Pittsburgh Public Schools Police Chief George Brown speaking at Oct. 1 board meeting about the proposal to arm school cops. (Photo: Jamie Martines/Pittsburgh Tribune-Review)
School district officials in Pittsburgh will vote this week on a proposed policy change arming its police officers.
The vote comes three years after city police officers represented by the Pittsburgh Federation of Teachers first requested a deeper look into the public school district’s existing safety policies. Police Chief George Brown said leaving fellow school cops without guns creates liabilities and unnecessary risk.

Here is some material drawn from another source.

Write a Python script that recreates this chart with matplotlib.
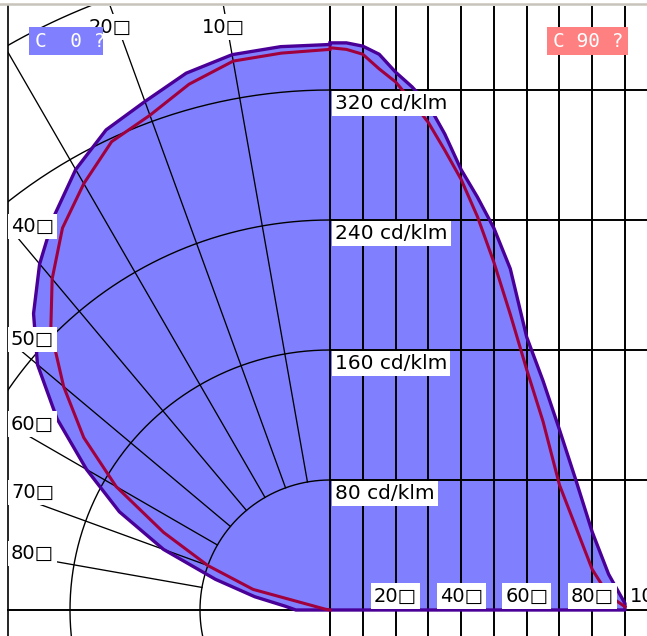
import numpy as np
import matplotlib
matplotlib.use("Agg")
import matplotlib.pyplot as plt
from matplotlib.patches import Polygon, Rectangle

# ---------------- data (cd/klm) ----------------
angles = [0, 5, 10, 15, 20, 25, 30, 35, 40, 45, 50, 55, 60, 65, 70, 75, 80, 85, 90]
# C0 plane (blue fill, purple outline) – left half drawn as polar curve
c0_left = [348, 348, 347, 342, 333, 326, 313, 296, 278, 258, 235, 205, 173, 143, 109, 73, 47, 28, 21]
# C90 plane (red) – left half
c90_left = [345, 344, 343, 335, 324, 318, 303, 287, 266, 243, 214, 185, 152, 113, 80, 49, 3, 0, 0]
# right half drawn on the linear grid
c0_right = [349, 349, 347, 342, 331, 322, 311, 293, 271, 254, 235, 210, 168, 141, 111, 80, 48, 22, 4]
c90_right = [346, 345, 342, 333, 325, 313, 300, 283, 265, 242, 214, 182, 148, 116, 77, 51, 25, 9, 2]

rings = [80, 160, 240, 320, 400]
ring_labels = ["80 cd/klm", "160 cd/klm", "240 cd/klm", "320 cd/klm"]
radial_angles = [10, 20, 30, 40, 50, 60, 70, 80]
radial_labels = ["10□", "20□", None, "40□", "50□", "60□", "70□", "80□"]
lin_angles = [0, 10, 20, 30, 40, 50, 60, 70, 80, 90, 100]
lin_label_angles = [20, 40, 60, 80, 100]
lin_labels = ["20□", "40□", "60□", "80□", "100□"]
plane_labels = ["C  0 ?", "C 90 ?"]

# ---------------- layout ----------------
W, H = 647, 636
S = 1.625            # pixels per cd/klm
X0, Y0 = 330, 610    # pixel position of the origin

def px2x(px):
    return (px - X0) / S

def px2y(py):
    return (Y0 - py) / S

DEG = (625 - 330) / 90 / S   # data units per degree on the linear half

BLUE_FILL = "#8080ff"
PURPLE = "#4a0096"
RED = "#a0003c"
SALMON = "#ff8080"

fig = plt.figure(figsize=(W / 100, H / 100), dpi=100)
ax = fig.add_axes([0, 0, 1, 1])
ax.set_xlim(px2x(0), px2x(W))
ax.set_ylim(px2y(H), px2y(0))
ax.set_aspect("auto")
ax.axis("off")

xL = px2x(8)
yT = px2y(6)
yB = px2y(H)
xR = px2x(W)
clip = Rectangle((xL, yB), xR - xL, yT - yB, transform=ax.transData)

g = np.radians(np.array(angles, dtype=float))

def polar_xy(vals):
    v = np.array(vals, dtype=float)
    return -v * np.sin(g), v * np.cos(g)

def lin_xy(vals):
    return np.array(angles, dtype=float) * DEG, np.array(vals, dtype=float)

# ---------------- fill ----------------
lx, ly = polar_xy(c0_left)
rx, ry = lin_xy(c0_right)
poly_x = np.concatenate([lx, [0.0, rx[-1]], rx[::-1]])
poly_y = np.concatenate([ly, [0.0, 0.0], ry[::-1]])
ax.add_patch(Polygon(np.column_stack([poly_x, poly_y]), closed=True,
                     facecolor=BLUE_FILL, edgecolor="none", zorder=1))

# ---------------- grid ----------------
th = np.linspace(np.pi / 2, 3 * np.pi / 2, 400)
for r in rings:
    ln, = ax.plot(r * np.cos(th), r * np.sin(th), color="black", lw=1.0, zorder=2)
    ln.set_clip_path(clip)

for a in radial_angles:
    ar = np.radians(a)
    t_left = -xL / np.sin(ar)
    t_top = yT / np.cos(ar)
    t = min(t_left, t_top)
    ln, = ax.plot([-rings[0] * np.sin(ar), -t * np.sin(ar)],
                  [rings[0] * np.cos(ar), t * np.cos(ar)],
                  color="black", lw=0.95, zorder=2)
    ln.set_clip_path(clip)

for a in lin_angles:
    ln, = ax.plot([a * DEG, a * DEG], [yB, yT], color="black", lw=1.4, zorder=2)
    ln.set_clip_path(clip)

for r in rings[:4]:
    ax.plot([0, xR], [r, r], color="black", lw=1.4, zorder=2)

ax.plot([xL, xR], [0, 0], color="black", lw=1.4, zorder=2)

# frame
ax.plot([xL, xL], [yB, yT], color="black", lw=1.2, zorder=6)
ax.plot([px2x(0), xR], [px2y(4), px2y(4)], color="#c8c4bc", lw=1.8, zorder=6)

# ---------------- curves ----------------
outline_x = np.concatenate([lx, [0.0, rx[-1]], rx[::-1]])
outline_y = np.concatenate([ly, [0.0, 0.0], ry[::-1]])
ax.plot(outline_x, outline_y, color=PURPLE, lw=2.4, zorder=3,
        solid_joinstyle="round")

rlx, rly = polar_xy(c90_left)
ax.plot(rlx, rly, color=RED, lw=2.2, zorder=4, solid_joinstyle="round")
rrx, rry = lin_xy(c90_right)
ax.plot(rrx, rry, color=RED, lw=2.2, zorder=4, solid_joinstyle="round")

# ---------------- labels ----------------
box = dict(facecolor="white", edgecolor="none", pad=2.2)
for r, lab in zip(rings[:4], ring_labels):
    ax.text(px2x(335), r - 8.2, lab, fontsize=14.5, ha="left", va="center",
            family="DejaVu Sans", color="black", bbox=box, zorder=7)

for a, lab in zip(radial_angles, radial_labels):
    if lab is None:
        continue
    ar = np.radians(a)
    t_left = -xL / np.sin(ar)
    t_top = yT / np.cos(ar)
    if t_top < t_left:
        ax.text(-t_top * np.sin(ar), px2y(27), lab, fontsize=14, ha="center",
                va="center", family="DejaVu Sans", bbox=box, zorder=7)
    else:
        ax.text(px2x(11), t_left * np.cos(ar), lab, fontsize=14, ha="left",
                va="center", family="DejaVu Sans", bbox=box, zorder=7)

for a, lab in zip(lin_label_angles, lin_labels):
    ax.text(a * DEG, px2y(596), lab, fontsize=14, ha="center", va="center",
            family="DejaVu Sans", bbox=box, zorder=7)

# plane legend boxes
for (x0p, x1p, col), lab in zip([(29, 103, BLUE_FILL), (547, 628, SALMON)], plane_labels):
    ax.add_patch(Rectangle((px2x(x0p), px2y(55)), (x1p - x0p) / S, 28 / S,
                           facecolor=col, edgecolor="none", zorder=8))
    ax.text(px2x(x0p + 6), px2y(41.5), lab, fontsize=14, ha="left", va="center",
            family="DejaVu Sans Mono", color="white", zorder=9)

fig.savefig("out.png", dpi=100, facecolor="white")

“We live it. We don’t talk about it,” he said during an Oct. 1 board meeting over the proposal. “But there’s going to come a time when we’ll need to reach for our hip to maintain the safety of these kids. Because everyone can sit around and say right now, ‘School police doesn’t need guns.’ But when it happens, it’s going to be, why didn’t they have those guns? And it’s not to kill kids. It has nothing to do with killing our babies. It’s about saving our babies.”
The proposal, however, worries student advocates, parents and teachers alike. Khalil Hauser, a 17-year-old junior at Perry High School and member of the Superintendent’s Student Advisory Council, told the Tribune-Review he thinks current safety policies work just fine.

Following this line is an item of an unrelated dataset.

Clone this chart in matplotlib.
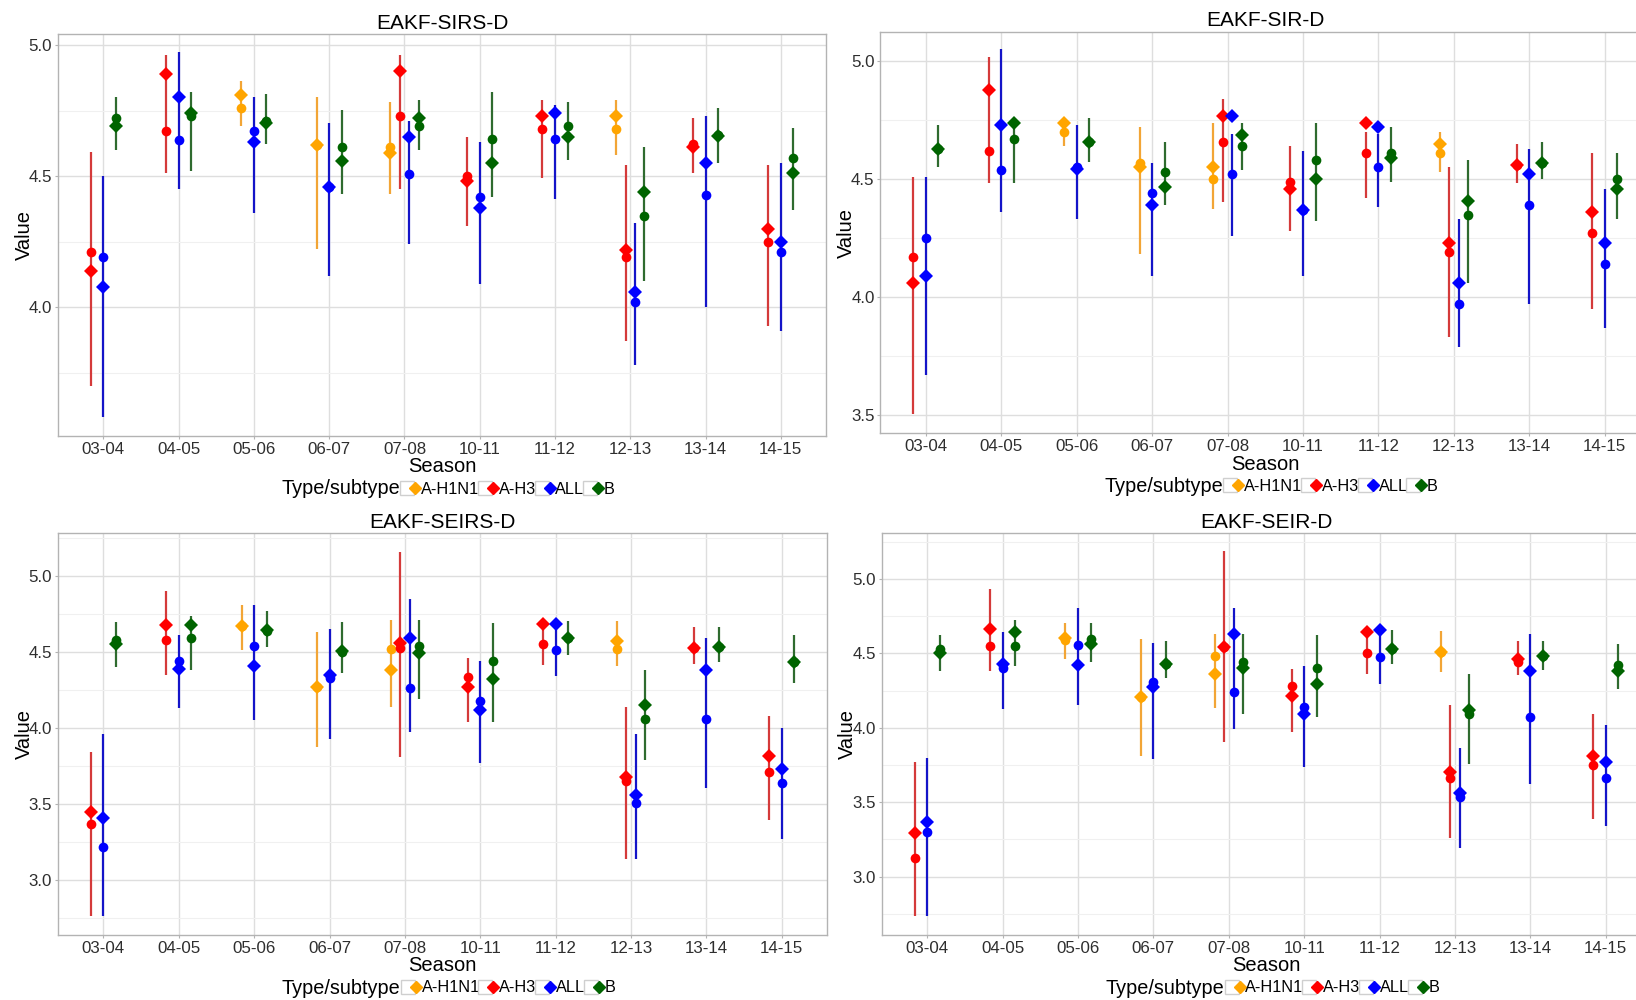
import matplotlib
matplotlib.use('Agg')
import matplotlib.pyplot as plt
from matplotlib.lines import Line2D
from matplotlib.legend_handler import HandlerTuple

plt.rcParams['font.family'] = ['Liberation Sans', 'DejaVu Sans']

seasons = ['03-04', '04-05', '05-06', '06-07', '07-08', '10-11', '11-12', '12-13', '13-14', '14-15']
subtypes = ['A-H1N1', 'A-H3', 'ALL', 'B']
point_colors = ['#FFA500', '#FF0000', '#0000FF', '#006400']
line_colors = ['#F2A536', '#D43A3A', '#1414C8', '#2F6B2F']

# rows: season, lower, upper, circle value, diamond value
sirs_h1n1 = [('05-06', 4.693, 4.861, 4.760, 4.809), ('06-07', 4.221, 4.802, 4.620, 4.620),
             ('07-08', 4.431, 4.781, 4.611, 4.590), ('12-13', 4.582, 4.792, 4.681, 4.731)]
sirs_h3 = [('03-04', 3.700, 4.591, 4.210, 4.140), ('04-05', 4.511, 4.961, 4.671, 4.889),
           ('07-08', 4.451, 4.961, 4.731, 4.901), ('10-11', 4.311, 4.651, 4.502, 4.482),
           ('11-12', 4.492, 4.792, 4.681, 4.731), ('12-13', 3.872, 4.541, 4.190, 4.220),
           ('13-14', 4.511, 4.720, 4.621, 4.611), ('14-15', 3.930, 4.541, 4.250, 4.300)]
sirs_all = [('03-04', 3.581, 4.502, 4.190, 4.079), ('04-05', 4.451, 4.972, 4.639, 4.801),
            ('05-06', 4.361, 4.802, 4.672, 4.632), ('06-07', 4.119, 4.701, 4.460, 4.460),
            ('07-08', 4.240, 4.712, 4.510, 4.649), ('10-11', 4.090, 4.630, 4.421, 4.380),
            ('11-12', 4.412, 4.771, 4.640, 4.741), ('12-13', 3.780, 4.320, 4.019, 4.058),
            ('13-14', 4.001, 4.731, 4.429, 4.550), ('14-15', 3.910, 4.550, 4.210, 4.250)]
sirs_b = [('03-04', 4.601, 4.802, 4.720, 4.691), ('04-05', 4.521, 4.821, 4.731, 4.740),
          ('05-06', 4.621, 4.812, 4.712, 4.704), ('06-07', 4.431, 4.751, 4.611, 4.559),
          ('07-08', 4.601, 4.792, 4.691, 4.720), ('10-11', 4.422, 4.821, 4.640, 4.550),
          ('11-12', 4.562, 4.781, 4.691, 4.651), ('12-13', 4.100, 4.611, 4.349, 4.441),
          ('13-14', 4.550, 4.761, 4.658, 4.653), ('14-15', 4.371, 4.682, 4.571, 4.511)]

sir_h1n1 = [('05-06', 4.642, 4.754, 4.699, 4.740), ('06-07', 4.183, 4.720, 4.570, 4.550),
            ('07-08', 4.372, 4.740, 4.500, 4.550), ('12-13', 4.531, 4.699, 4.610, 4.649)]
sir_h3 = [('03-04', 3.503, 4.511, 4.170, 4.060), ('04-05', 4.483, 5.020, 4.620, 4.878),
          ('07-08', 4.402, 4.840, 4.659, 4.770), ('10-11', 4.282, 4.641, 4.490, 4.460),
          ('11-12', 4.420, 4.699, 4.610, 4.740), ('12-13', 3.832, 4.550, 4.190, 4.229),
          ('13-14', 4.483, 4.651, 4.559, 4.559), ('14-15', 3.950, 4.610, 4.270, 4.360)]
sir_all = [('03-04', 3.671, 4.511, 4.252, 4.089), ('04-05', 4.362, 5.051, 4.539, 4.729),
           ('05-06', 4.331, 4.730, 4.553, 4.542), ('06-07', 4.089, 4.570, 4.440, 4.389),
           ('07-08', 4.261, 4.690, 4.521, 4.770), ('10-11', 4.089, 4.621, 4.369, 4.369),
           ('11-12', 4.381, 4.690, 4.550, 4.720), ('12-13', 3.790, 4.330, 3.971, 4.060),
           ('13-14', 3.972, 4.630, 4.391, 4.521), ('14-15', 3.870, 4.460, 4.139, 4.229)]
sir_b = [('03-04', 4.553, 4.730, 4.628, 4.628), ('04-05', 4.483, 4.730, 4.669, 4.738),
         ('05-06', 4.572, 4.761, 4.659, 4.659), ('06-07', 4.392, 4.659, 4.531, 4.468),
         ('07-08', 4.539, 4.740, 4.641, 4.689), ('10-11', 4.321, 4.740, 4.580, 4.500),
         ('11-12', 4.490, 4.720, 4.610, 4.590), ('12-13', 4.061, 4.580, 4.350, 4.409),
         ('13-14', 4.500, 4.659, 4.570, 4.570), ('14-15', 4.330, 4.610, 4.500, 4.460)]

seirs_h1n1 = [('05-06', 4.514, 4.809, 4.671, 4.671), ('06-07', 3.874, 4.630, 4.273, 4.273),
              ('07-08', 4.141, 4.711, 4.518, 4.380), ('12-13', 4.411, 4.702, 4.520, 4.571)]
seirs_h3 = [('03-04', 2.763, 3.841, 3.370, 3.449), ('04-05', 4.352, 4.904, 4.579, 4.678),
            ('07-08', 3.813, 5.160, 4.529, 4.558), ('10-11', 4.043, 4.461, 4.338, 4.271),
            ('11-12', 4.413, 4.682, 4.551, 4.682), ('12-13', 3.140, 4.141, 3.653, 3.679),
            ('13-14', 4.422, 4.663, 4.529, 4.529), ('14-15', 3.394, 4.080, 3.710, 3.819)]
seirs_all = [('03-04', 2.763, 3.960, 3.221, 3.407), ('04-05', 4.130, 4.612, 4.444, 4.391),
             ('05-06', 4.054, 4.809, 4.540, 4.411), ('06-07', 3.931, 4.652, 4.327, 4.349),
             ('07-08', 3.973, 4.851, 4.262, 4.590), ('10-11', 3.771, 4.439, 4.181, 4.122),
             ('11-12', 4.341, 4.682, 4.511, 4.682), ('12-13', 3.140, 3.960, 3.510, 3.559),
             ('13-14', 3.605, 4.590, 4.062, 4.380), ('14-15', 3.272, 3.999, 3.642, 3.732)]
seirs_b = [('03-04', 4.404, 4.700, 4.579, 4.551), ('04-05', 4.382, 4.739, 4.590, 4.678),
           ('05-06', 4.533, 4.770, 4.640, 4.645), ('06-07', 4.360, 4.700, 4.500, 4.509),
           ('07-08', 4.192, 4.711, 4.540, 4.492), ('10-11', 4.043, 4.691, 4.441, 4.321),
           ('11-12', 4.481, 4.702, 4.593, 4.593), ('12-13', 3.793, 4.380, 4.062, 4.150),
           ('13-14', 4.433, 4.663, 4.536, 4.536), ('14-15', 4.295, 4.610, 4.435, 4.435)]

seir_h1n1 = [('05-06', 4.462, 4.704, 4.590, 4.606), ('06-07', 3.811, 4.595, 4.209, 4.209),
             ('07-08', 4.133, 4.633, 4.483, 4.362), ('12-13', 4.375, 4.653, 4.512, 4.512)]
seir_h3 = [('03-04', 2.733, 3.773, 3.128, 3.291), ('04-05', 4.384, 4.933, 4.552, 4.666),
           ('07-08', 3.903, 5.188, 4.543, 4.543), ('10-11', 3.972, 4.393, 4.283, 4.212),
           ('11-12', 4.364, 4.644, 4.503, 4.644), ('12-13', 3.262, 4.156, 3.663, 3.701),
           ('13-14', 4.355, 4.581, 4.440, 4.465), ('14-15', 3.385, 4.091, 3.750, 3.811)]
seir_all = [('03-04', 2.733, 3.800, 3.302, 3.370), ('04-05', 4.124, 4.642, 4.404, 4.427),
            ('05-06', 4.156, 4.805, 4.554, 4.424), ('06-07', 3.793, 4.572, 4.310, 4.272),
            ('07-08', 3.990, 4.805, 4.243, 4.630), ('10-11', 3.735, 4.415, 4.138, 4.093),
            ('11-12', 4.297, 4.660, 4.474, 4.660), ('12-13', 3.195, 3.865, 3.533, 3.562),
            ('13-14', 3.623, 4.633, 4.071, 4.382), ('14-15', 3.343, 4.021, 3.663, 3.770)]
seir_b = [('03-04', 4.384, 4.624, 4.530, 4.505), ('04-05', 4.418, 4.722, 4.552, 4.644),
          ('05-06', 4.440, 4.704, 4.595, 4.563), ('06-07', 4.335, 4.581, 4.431, 4.431),
          ('07-08', 4.095, 4.633, 4.440, 4.404), ('10-11', 4.073, 4.622, 4.404, 4.292),
          ('11-12', 4.427, 4.655, 4.530, 4.530), ('12-13', 3.755, 4.364, 4.095, 4.122),
          ('13-14', 4.386, 4.581, 4.485, 4.485), ('14-15', 4.263, 4.563, 4.424, 4.382)]

titles = ['EAKF-SIRS-D', 'EAKF-SIR-D', 'EAKF-SEIRS-D', 'EAKF-SEIR-D']
panel_data = [[sirs_h1n1, sirs_h3, sirs_all, sirs_b],
              [sir_h1n1, sir_h3, sir_all, sir_b],
              [seirs_h1n1, seirs_h3, seirs_all, seirs_b],
              [seir_h1n1, seir_h3, seir_all, seir_b]]

W, H = 1636, 1000
# panel boxes in pixels: left, top, right, bottom
boxes = [(58.2, 34.3, 826.0, 436.0), (880.5, 31.7, 1650.0, 433.3),
         (58.2, 533.3, 827.0, 935.0), (882.0, 533.3, 1651.0, 935.0)]
ylims = [(3.509, 5.041), (3.422, 5.126), (2.641, 5.280), (2.608, 5.307)]
yticks = [[4.0, 4.5, 5.0], [3.5, 4.0, 4.5, 5.0], [3.0, 3.5, 4.0, 4.5, 5.0], [3.0, 3.5, 4.0, 4.5, 5.0]]

fig = plt.figure(figsize=(W / 100, H / 100), dpi=100)

legend_handles = []
for k in range(4):
    box = Line2D([], [], marker='s', ms=9.5, mfc='white', mec='#CFCFCF', mew=1.0, ls='none')
    dia = Line2D([], [], marker='D', ms=6, mfc=point_colors[k], mec=point_colors[k], ls='none')
    legend_handles.append((box, dia))

for p in range(4):
    l, t, r, b = boxes[p]
    ax = fig.add_axes([l / W, 1 - b / H, (r - l) / W, (b - t) / H])
    series = panel_data[p]
    present = [set(row[0] for row in rows) for rows in series]

    for k, rows in enumerate(series):
        for season, lo, hi, circ, diam in rows:
            i = seasons.index(season)
            grp = [kk for kk in range(4) if season in present[kk]]
            n = len(grp)
            x = i + (grp.index(k) - (n - 1) / 2) * 0.5 / n
            ax.vlines(x, lo, hi, color=line_colors[k], lw=1.6, zorder=2)
            ax.plot(x, circ, 'o', ms=7, color=point_colors[k], mew=0, zorder=3)
            ax.plot(x, diam, 'D', ms=7.5, color=point_colors[k], mew=0, zorder=3)

    ax.set_xlim(-0.6, len(seasons) - 0.4)
    ax.set_ylim(*ylims[p])
    ax.set_xticks(range(len(seasons)))
    ax.set_xticklabels(seasons, fontsize=12.2, color='#2E2E2E')
    ax.set_yticks(yticks[p])
    ax.set_yticklabels(['%.1f' % v for v in yticks[p]], fontsize=12.2, color='#2E2E2E')
    ax.set_yticks([v + 0.25 for v in [yticks[p][0] - 0.5] + yticks[p]
                   if ylims[p][0] < v + 0.25 < ylims[p][1]], minor=True)
    ax.grid(True, which='major', color='#DEDEDE', lw=1.0, zorder=0)
    ax.grid(True, which='minor', axis='y', color='#F0F0F0', lw=0.8, zorder=0)
    ax.set_axisbelow(True)
    for sp in ax.spines.values():
        sp.set_color('#B3B3B3')
        sp.set_linewidth(1.0)
    ax.tick_params(axis='both', which='major', length=2.5, width=0.8, color='#B3B3B3', pad=1.8)
    ax.tick_params(axis='y', which='minor', length=0)

    ax.set_title(titles[p], fontsize=15, pad=4)
    ax.set_xlabel('Season', fontsize=14.5)
    ax.xaxis.set_label_coords(0.5, -0.053)
    ax.set_ylabel('Value', fontsize=14.5)
    ax.yaxis.set_label_coords(-0.032, 0.5)

    wpx = r - l
    ax.text(0.5 - 161 / wpx, -53 / (b - t), 'Type/subtype', transform=ax.transAxes,
            fontsize=14.3, ha='left', va='center')
    ax.legend(legend_handles, subtypes, handler_map={tuple: HandlerTuple(ndivide=None)},
              loc='center left', bbox_to_anchor=(0.5 - 39 / wpx, -53 / (b - t)),
              ncol=4, frameon=False, fontsize=11.7, handlelength=1.0, handletextpad=0.1,
              columnspacing=0.1, borderpad=0, borderaxespad=0)

fig.savefig('out.png', dpi=100)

“I think a lot of students will be upset by it,” he told the newspaper. “They will feel threatened.”
Harold Jordan, a senior policy advocate for the American Civil Liberties Union of Pennsylvania based in Philadelphia, also criticized the policy’s negative perception among students, particularly those of color. His organization currently collaborates with districts to examine student-police interactions and determine whether law enforcement intervention was even necessary.
“What’s happening in a lot of school districts around the state and around the country is that there is a recognition that students of color, in particular African-American students and students with disabilities, are having much more contact with police,” he said. “That’s the conversation that’s going on. Not how you can add more weapons to schools as a solution to that. That’s what’s disturbing to me about this proposal.”
Kim Stolfer, president of Firearm Owners Against Crime, supported the policy, citing the Parkland massacre in February and a 2014 stabbing at Franklin Regional High School — located just 20 miles west of the city — as two incidents better resolved if armed resource officers had intervened.
“I encourage you and implore you, please understand that the officers’ lives are important, as are the rest of the children that they protect,” he said. “And failing to do that could be a public relations disaster if something like Parkland happens here.”
The Pittsburgh Public School Board will vote on the proposal Wednesday, according to agenda documents.